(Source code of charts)
****************************************

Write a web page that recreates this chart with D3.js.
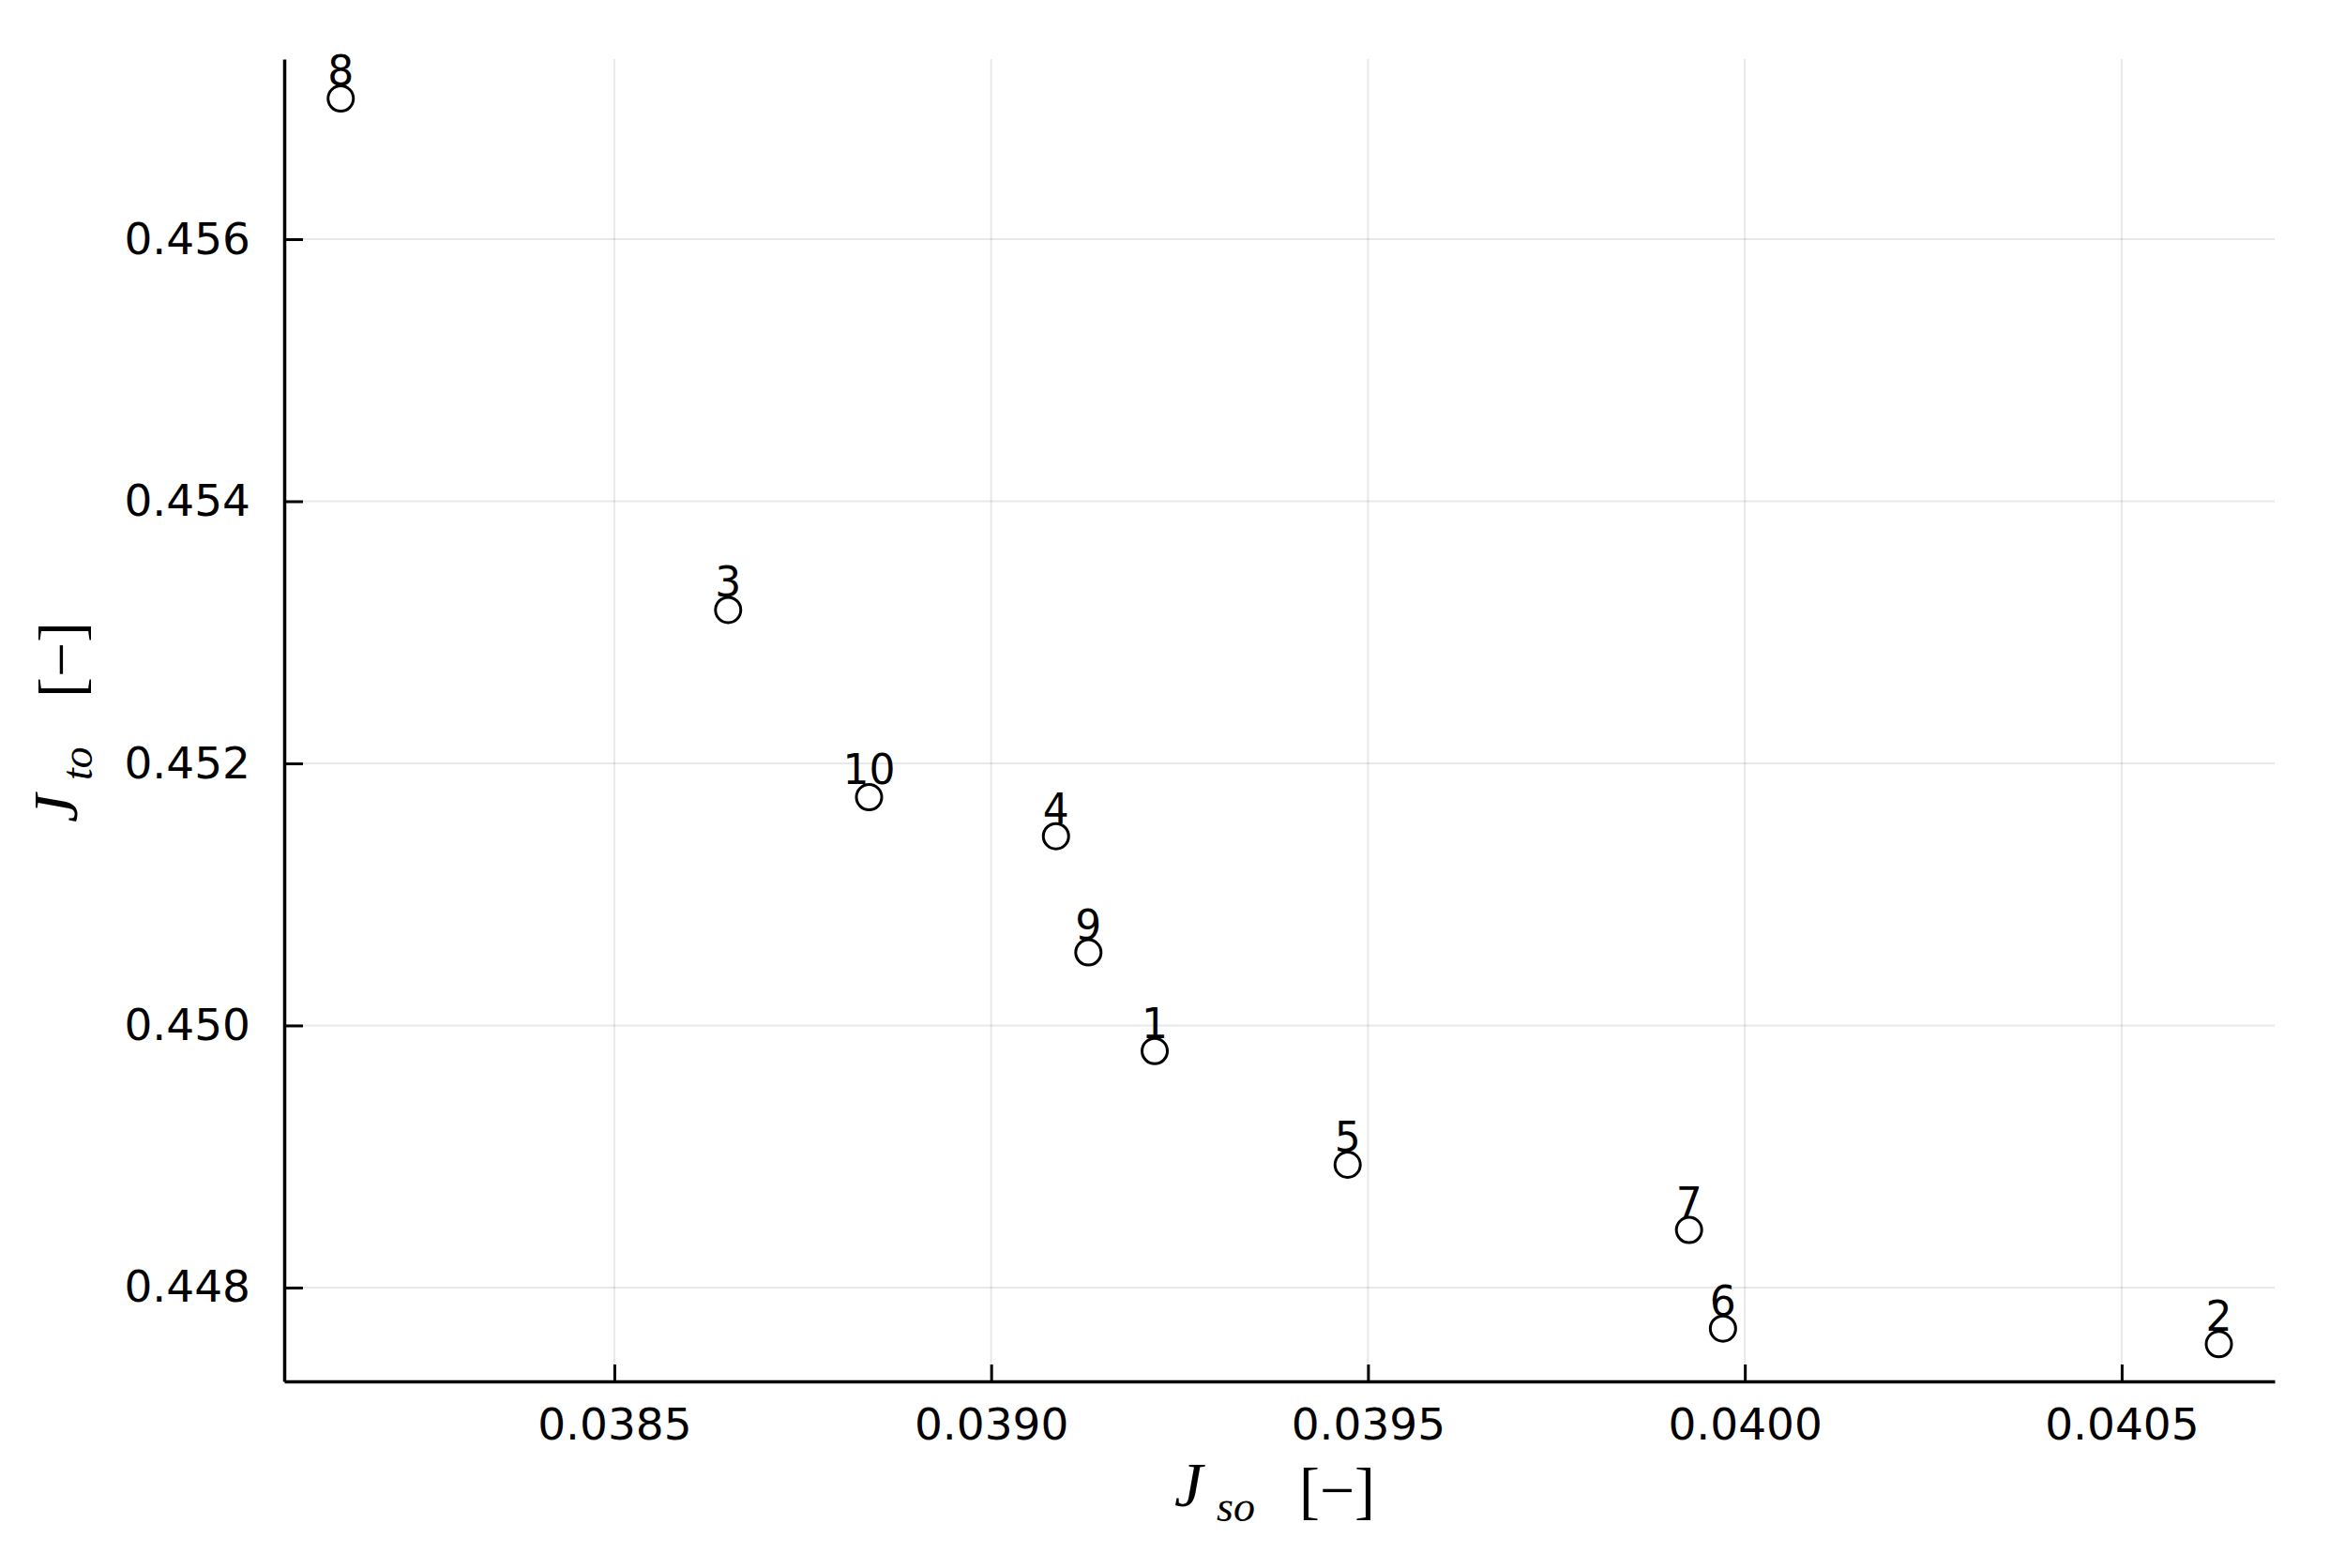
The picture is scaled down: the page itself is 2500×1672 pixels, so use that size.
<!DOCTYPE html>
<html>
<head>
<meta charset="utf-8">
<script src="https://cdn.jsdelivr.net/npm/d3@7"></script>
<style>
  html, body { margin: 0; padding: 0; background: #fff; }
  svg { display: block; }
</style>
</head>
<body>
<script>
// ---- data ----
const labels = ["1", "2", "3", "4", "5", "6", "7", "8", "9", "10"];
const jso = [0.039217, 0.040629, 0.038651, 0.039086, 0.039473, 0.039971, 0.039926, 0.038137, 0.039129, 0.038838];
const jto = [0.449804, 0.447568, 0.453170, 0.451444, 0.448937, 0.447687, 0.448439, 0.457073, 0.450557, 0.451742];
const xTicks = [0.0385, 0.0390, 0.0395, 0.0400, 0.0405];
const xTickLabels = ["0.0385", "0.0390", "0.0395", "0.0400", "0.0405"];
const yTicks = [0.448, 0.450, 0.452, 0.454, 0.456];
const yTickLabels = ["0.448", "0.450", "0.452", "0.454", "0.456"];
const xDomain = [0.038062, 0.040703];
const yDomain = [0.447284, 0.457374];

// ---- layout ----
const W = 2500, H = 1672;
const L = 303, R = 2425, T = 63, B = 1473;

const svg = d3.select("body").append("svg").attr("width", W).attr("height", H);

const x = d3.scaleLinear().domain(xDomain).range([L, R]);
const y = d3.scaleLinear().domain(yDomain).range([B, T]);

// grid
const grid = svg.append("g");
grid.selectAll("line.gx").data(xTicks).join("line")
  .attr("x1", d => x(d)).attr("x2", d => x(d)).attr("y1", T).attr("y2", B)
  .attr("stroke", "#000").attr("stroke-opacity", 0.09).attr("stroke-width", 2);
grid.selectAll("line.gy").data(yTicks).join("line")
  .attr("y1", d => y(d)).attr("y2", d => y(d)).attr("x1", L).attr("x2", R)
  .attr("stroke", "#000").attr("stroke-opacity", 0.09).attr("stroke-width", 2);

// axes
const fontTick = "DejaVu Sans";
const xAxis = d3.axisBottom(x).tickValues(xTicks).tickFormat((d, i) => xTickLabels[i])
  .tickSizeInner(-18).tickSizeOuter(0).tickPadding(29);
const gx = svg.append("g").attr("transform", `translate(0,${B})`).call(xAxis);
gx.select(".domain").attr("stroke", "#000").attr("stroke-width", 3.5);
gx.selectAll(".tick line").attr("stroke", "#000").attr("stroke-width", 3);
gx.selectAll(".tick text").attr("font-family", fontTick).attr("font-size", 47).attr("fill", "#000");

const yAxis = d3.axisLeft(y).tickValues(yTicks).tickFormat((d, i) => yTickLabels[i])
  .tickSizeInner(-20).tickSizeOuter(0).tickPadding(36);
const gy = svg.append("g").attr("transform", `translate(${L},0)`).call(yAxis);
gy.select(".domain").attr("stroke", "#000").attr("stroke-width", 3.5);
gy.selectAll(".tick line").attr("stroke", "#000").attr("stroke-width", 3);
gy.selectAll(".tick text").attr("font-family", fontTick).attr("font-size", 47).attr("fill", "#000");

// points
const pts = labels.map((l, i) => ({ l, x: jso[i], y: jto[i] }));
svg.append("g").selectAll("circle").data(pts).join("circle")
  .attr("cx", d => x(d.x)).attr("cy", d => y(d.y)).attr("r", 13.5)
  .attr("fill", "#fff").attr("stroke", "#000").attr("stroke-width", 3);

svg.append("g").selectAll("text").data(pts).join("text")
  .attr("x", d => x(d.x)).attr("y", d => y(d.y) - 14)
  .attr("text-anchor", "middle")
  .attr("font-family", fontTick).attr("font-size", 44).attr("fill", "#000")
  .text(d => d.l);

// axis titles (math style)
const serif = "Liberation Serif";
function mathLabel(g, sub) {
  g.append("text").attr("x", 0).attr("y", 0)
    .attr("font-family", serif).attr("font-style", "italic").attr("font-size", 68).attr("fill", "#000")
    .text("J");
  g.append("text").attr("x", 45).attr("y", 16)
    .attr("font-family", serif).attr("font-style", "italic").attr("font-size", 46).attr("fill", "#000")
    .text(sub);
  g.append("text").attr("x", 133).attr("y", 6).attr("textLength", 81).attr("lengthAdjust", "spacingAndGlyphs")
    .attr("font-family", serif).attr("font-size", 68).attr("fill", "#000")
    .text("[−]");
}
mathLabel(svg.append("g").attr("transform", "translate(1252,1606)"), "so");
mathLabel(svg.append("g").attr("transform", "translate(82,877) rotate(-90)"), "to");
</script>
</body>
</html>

****************************************

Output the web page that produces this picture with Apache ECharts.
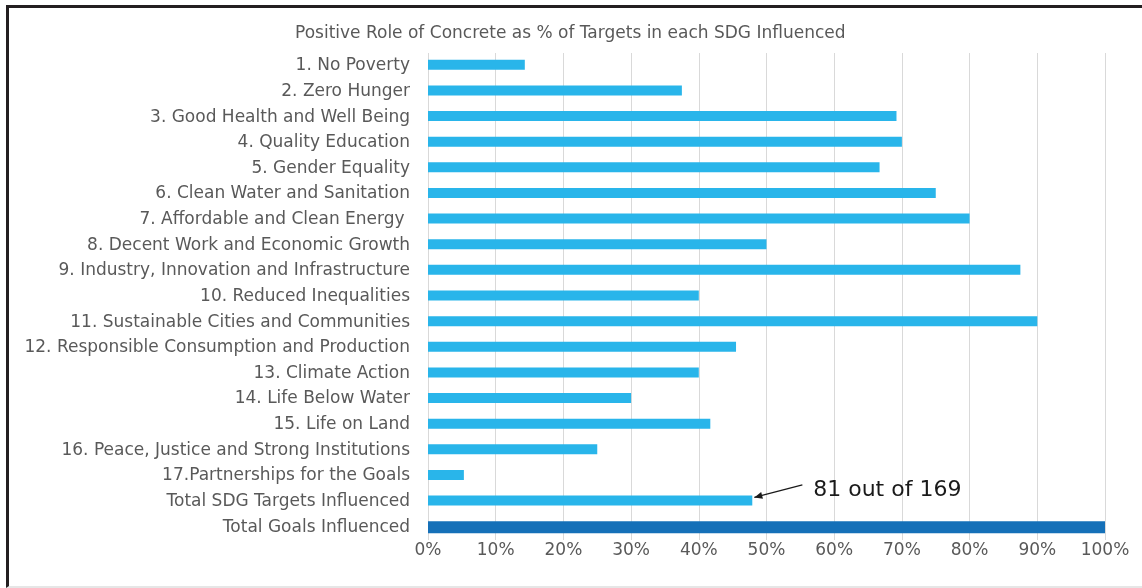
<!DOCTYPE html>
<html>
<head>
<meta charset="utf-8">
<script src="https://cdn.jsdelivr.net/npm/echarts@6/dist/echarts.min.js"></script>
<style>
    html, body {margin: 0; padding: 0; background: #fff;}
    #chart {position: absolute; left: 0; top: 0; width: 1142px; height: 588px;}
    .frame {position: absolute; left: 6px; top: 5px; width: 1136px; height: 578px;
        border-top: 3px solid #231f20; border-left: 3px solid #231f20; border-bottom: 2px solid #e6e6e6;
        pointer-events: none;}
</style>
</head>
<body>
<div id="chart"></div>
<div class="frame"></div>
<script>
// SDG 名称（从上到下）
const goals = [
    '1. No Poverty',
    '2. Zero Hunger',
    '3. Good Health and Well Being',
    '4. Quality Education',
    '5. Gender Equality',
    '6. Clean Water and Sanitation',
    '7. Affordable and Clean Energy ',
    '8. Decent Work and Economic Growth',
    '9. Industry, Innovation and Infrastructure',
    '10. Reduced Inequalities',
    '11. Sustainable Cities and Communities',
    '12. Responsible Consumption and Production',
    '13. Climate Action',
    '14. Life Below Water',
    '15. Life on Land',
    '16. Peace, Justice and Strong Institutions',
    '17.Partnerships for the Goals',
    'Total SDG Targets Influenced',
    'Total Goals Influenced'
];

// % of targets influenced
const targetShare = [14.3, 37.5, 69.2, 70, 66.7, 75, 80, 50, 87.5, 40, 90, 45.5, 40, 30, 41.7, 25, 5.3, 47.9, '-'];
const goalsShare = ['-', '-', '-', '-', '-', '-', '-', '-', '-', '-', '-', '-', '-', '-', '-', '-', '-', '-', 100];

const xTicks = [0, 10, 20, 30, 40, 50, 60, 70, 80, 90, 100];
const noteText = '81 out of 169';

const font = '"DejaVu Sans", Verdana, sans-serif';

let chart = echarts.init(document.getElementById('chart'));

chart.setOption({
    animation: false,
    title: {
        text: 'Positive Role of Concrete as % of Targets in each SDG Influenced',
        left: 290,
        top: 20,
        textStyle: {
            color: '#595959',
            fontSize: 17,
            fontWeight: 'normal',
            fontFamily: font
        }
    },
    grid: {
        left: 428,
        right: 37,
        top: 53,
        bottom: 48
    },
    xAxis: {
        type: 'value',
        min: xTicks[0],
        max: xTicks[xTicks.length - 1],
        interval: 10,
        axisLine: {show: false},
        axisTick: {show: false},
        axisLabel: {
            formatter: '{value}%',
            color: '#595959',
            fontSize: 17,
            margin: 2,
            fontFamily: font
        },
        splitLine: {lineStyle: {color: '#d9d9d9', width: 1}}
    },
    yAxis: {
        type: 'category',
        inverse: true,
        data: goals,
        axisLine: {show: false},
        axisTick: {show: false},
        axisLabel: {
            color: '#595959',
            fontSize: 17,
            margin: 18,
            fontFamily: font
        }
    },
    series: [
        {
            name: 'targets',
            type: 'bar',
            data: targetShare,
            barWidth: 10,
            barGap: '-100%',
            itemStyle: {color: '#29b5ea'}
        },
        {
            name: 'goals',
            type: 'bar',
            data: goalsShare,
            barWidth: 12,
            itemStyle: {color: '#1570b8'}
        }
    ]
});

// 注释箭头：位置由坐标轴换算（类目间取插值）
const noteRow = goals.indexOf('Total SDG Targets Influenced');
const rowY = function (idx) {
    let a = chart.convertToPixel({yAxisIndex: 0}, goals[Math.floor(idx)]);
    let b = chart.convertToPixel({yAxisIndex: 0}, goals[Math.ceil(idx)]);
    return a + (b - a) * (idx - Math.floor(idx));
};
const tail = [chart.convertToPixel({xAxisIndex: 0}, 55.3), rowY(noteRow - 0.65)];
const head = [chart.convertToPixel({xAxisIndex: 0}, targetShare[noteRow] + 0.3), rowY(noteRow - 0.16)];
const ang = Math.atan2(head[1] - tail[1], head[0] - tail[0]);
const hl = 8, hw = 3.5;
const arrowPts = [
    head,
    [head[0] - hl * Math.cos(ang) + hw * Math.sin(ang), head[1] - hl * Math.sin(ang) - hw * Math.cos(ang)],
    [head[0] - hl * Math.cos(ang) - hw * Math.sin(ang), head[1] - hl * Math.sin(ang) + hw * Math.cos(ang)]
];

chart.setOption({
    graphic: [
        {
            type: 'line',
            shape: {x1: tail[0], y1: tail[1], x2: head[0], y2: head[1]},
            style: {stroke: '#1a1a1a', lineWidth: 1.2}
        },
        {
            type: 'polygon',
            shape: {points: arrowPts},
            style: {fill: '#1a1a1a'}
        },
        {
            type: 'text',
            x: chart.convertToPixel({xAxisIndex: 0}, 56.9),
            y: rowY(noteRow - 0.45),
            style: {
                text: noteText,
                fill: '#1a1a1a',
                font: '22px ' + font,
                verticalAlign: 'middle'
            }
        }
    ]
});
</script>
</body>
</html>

****************************************

### What this task involves
Scan the listing above for the word "page" and copy every line that holds it.

### Written answer
Write a web page that recreates this chart with D3.js.
The picture is scaled down: the page itself is 2500×1672 pixels, so use that size.
Output the web page that produces this picture with Apache ECharts.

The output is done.